O z tym to masz rację @gościu z 18.27: każdy daje na co chce, chcecie to ich utrzymujcie. Tylko dlaczego jak mnie ktoś da- albo sama zarobię ciężkim trudem- to muszę odprowadzić haracz państwu a ksiądz żyje w fiskalnym raju?
A on nie płaci podatku? ten ksiądz?
Rozliczają się jak każdy w skarbowym, troszkę się dowiedz a dopiero potem pisz.
Cóż, kościół jest w pewnym rodzajem firmy, świadczy usługi dla grupy osób i pobiera za to opłatę, która- jak sam pewnie dobrze wiesz- niestety nigdzie nie jest podana czyli- " co łaska" bez paragonu fiskalnego.... Jaki problem stworzyć cennik, oszacować dochody i płacić od nich normalne podatki jakie płacą wszyscy przedsiębiorcy?!

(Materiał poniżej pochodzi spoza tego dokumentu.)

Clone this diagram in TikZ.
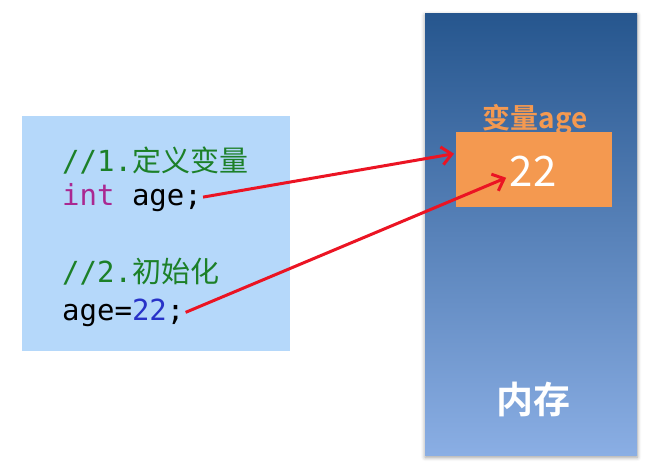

Mylisz się, Kościół nie jest firmą. Nie funkcjonuje jednak w oderwaniu od rzeczywistości, gdzie pieniądze rządzą wszystkim i każdym. Dlatego pieniądze też są potrzebne aby mógł działać. To logiczne, nieprawdaż? Żadnego cennika nie można stworzyć, bo kto niby miałby na tym zarabiać? Z datków utrzymują się konkretne parafie, jedni dają więcej, inni mniej a jeszcze inni w ogóle. To nie sklep, który ma przynosić zysk. Kościół po prostu musi się utrzymać, nie ma na celu zysku tak jak to ma miejsce w przedsiębiorstwach. Ważne jest tylko to aby nie miał długów. No i żeby było jasne, piszę o kościele na poziomie lokalnych parafii. Jeśli chodzi o wszelkiego rodzaju kurie i biskupów to jestem zdania, iż powinno się je zreformować i to bardzo dokładnie. Nie może być tak, że mała parafia, z datków ludzi płaci haracz biskupowi. To się powinno zmienić jak najprędzej.

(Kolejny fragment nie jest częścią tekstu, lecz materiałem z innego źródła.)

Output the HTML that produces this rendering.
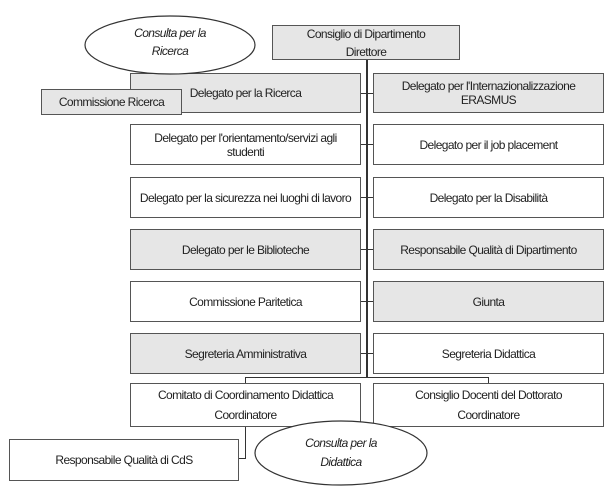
<!DOCTYPE html>
<html><head><meta charset="utf-8"><style>
body{margin:0;width:612px;height:497px;background:#fff;position:relative;overflow:hidden;font-family:"Liberation Sans Narrow","Liberation Sans",sans-serif;font-size:12px;letter-spacing:-0.6px;color:#222}
.b{position:absolute;border:1px solid #555;box-sizing:border-box;display:flex;align-items:center;justify-content:center;text-align:center;line-height:14px;white-space:nowrap}
.g{background:#e6e6e6}
.l{position:absolute;background:#333}
</style></head><body>
<div class="b g" style="left:272px;top:25px;width:188px;height:35px;flex-direction:column;line-height:18px">Consiglio di Dipartimento<br>Direttore</div>
<div class="l" style="left:366px;top:60px;width:2px;height:318px"></div>
<div class="l" style="left:245px;top:377px;width:244px;height:1px"></div>
<div class="l" style="left:245px;top:377px;width:1px;height:6px"></div>
<div class="l" style="left:488px;top:377px;width:1px;height:6px"></div>
<div class="l" style="left:361px;top:93px;width:12px;height:1px"></div>
<div class="l" style="left:361px;top:144px;width:12px;height:1px"></div>
<div class="l" style="left:361px;top:197px;width:12px;height:1px"></div>
<div class="l" style="left:361px;top:249px;width:12px;height:1px"></div>
<div class="l" style="left:361px;top:301px;width:12px;height:1px"></div>
<div class="l" style="left:361px;top:353px;width:12px;height:1px"></div>
<div class="b g" style="left:130px;top:73px;width:231px;height:40px">Delegato per la Ricerca</div>
<div class="b g" style="left:373px;top:73px;width:231px;height:40px">Delegato per l'Internazionalizzazione<br>ERASMUS</div>
<svg width="612" height="497" style="position:absolute;left:0;top:0">
<ellipse cx="170" cy="45" rx="85" ry="29" fill="#fff" stroke="#333" stroke-width="1.2"/>
</svg>
<div style="position:absolute;left:110px;top:24px;width:120px;font-style:italic;line-height:18px;text-align:center">Consulta per la<br>Ricerca</div>
<div class="b g" style="left:41px;top:89px;width:141px;height:26px">Commissione Ricerca</div>
<div class="b" style="left:130px;top:124px;width:231px;height:41px;white-space:normal">Delegato per l'orientamento/servizi agli<br>studenti</div>
<div class="b" style="left:373px;top:124px;width:231px;height:41px">Delegato per il job placement</div>
<div class="b" style="left:130px;top:177px;width:231px;height:41px">Delegato per la sicurezza nei luoghi di lavoro</div>
<div class="b" style="left:373px;top:177px;width:231px;height:41px">Delegato per la Disabilità</div>
<div class="b g" style="left:130px;top:229px;width:231px;height:41px">Delegato per le Biblioteche</div>
<div class="b g" style="left:373px;top:229px;width:231px;height:41px">Responsabile Qualità di Dipartimento</div>
<div class="b" style="left:130px;top:281px;width:231px;height:41px">Commissione Paritetica</div>
<div class="b g" style="left:373px;top:281px;width:231px;height:41px">Giunta</div>
<div class="b g" style="left:130px;top:333px;width:231px;height:41px">Segreteria Amministrativa</div>
<div class="b" style="left:373px;top:333px;width:231px;height:41px">Segreteria Didattica</div>
<div class="b" style="left:130px;top:383px;width:231px;height:44px;line-height:20px">Comitato di Coordinamento Didattica<br>Coordinatore</div>
<div class="b" style="left:373px;top:383px;width:231px;height:44px;line-height:20px">Consiglio Docenti del Dottorato<br>Coordinatore</div>
<div class="l" style="left:245px;top:427px;width:1px;height:32px"></div>
<div class="l" style="left:238px;top:458px;width:8px;height:1px"></div>
<div class="b" style="left:9px;top:439px;width:230px;height:42px">Responsabile Qualità di CdS</div>
<svg width="612" height="497" style="position:absolute;left:0;top:0">
<ellipse cx="341" cy="453" rx="86" ry="32" fill="#fff" stroke="#333" stroke-width="1.2"/>
</svg>
<div style="position:absolute;left:281px;top:434px;width:120px;font-style:italic;line-height:19px;text-align:center">Consulta per la<br>Didattica</div>
</body></html>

Nie, nie jest to w żaden sposób logiczne. Wręcz przecwinie- pieniądz tam wpływa, rozchodzi się częściowo w postaci bieżących wydatków (US kwartalnie, ZUS- chociaz to płaci klechistanowi Fundusz Kościelny, gospodyni- jej pensja i ZUS, podobnie kościelnemu i organiście, prąd, gaz, telefon)...i dalej tajemnica handlowa! Jest to najbardziej dochodowe przedsiębiorstwo na Ziemi :-)
To karygodne, że obywatele obcego państwa Watykan-bo jakby nie było księżą podlegają prawu watykańskiemu) żyją w szarej strefie w liczbie kilkudziesięciu tysięcy osób, nie są kontrolowani podczas gdy pozostałych ciągle się kontroluje i gnębi podwyżkami podatków. Ba, jest to jedyna grupa zawodowa, która- uwaga- nie zna słowa " bezrobocie". Przedsiębiorstwo, idealna machina do prania pieniędzy. Trzeba brać pod uwagę również fakt, że w najwiekszych bankach na świecie duchowieństwo- Watykan- ma sporo udziałów... To jak to @gościu z 18.54- jak to nie jest firmą?
Za dużo powieści Browna się naczytałaś Alexis i to by Cię trochę tłumaczyło. Tyle się opisałaś ale nie udało Ci się udowodnić, że Kościół to przedsiębiorstwo. Dziwne porównania dajesz, co ma do tego bezrobocie? Lekarze też nie znają tego pojęcia, wiesz dlaczego? Bo jest na nich zapotrzebowanie ;) Wiem, muszą wkurzać Cię takie wpisy ale cóż, C'est la vie...Jedno pokazałaś na pewno, jesteś zacietrzewioną zazdrośnicą, która jest w stanie obgadać każdego, kto według Ciebie ma lepiej w życiu.
Uważasz, że dlatego wśród księży nie ma bezrobocia bo jest na nich zapotrzebowanie na rynku pracy? Widziałeś gdzieś ogłoszenie zatrudnię księdza?:) Jeżeli tak uważasz to proponuje to proponuję idź włącz sobie Twoje jedyne słuszne radio i niech dalej Ci pierze umysł.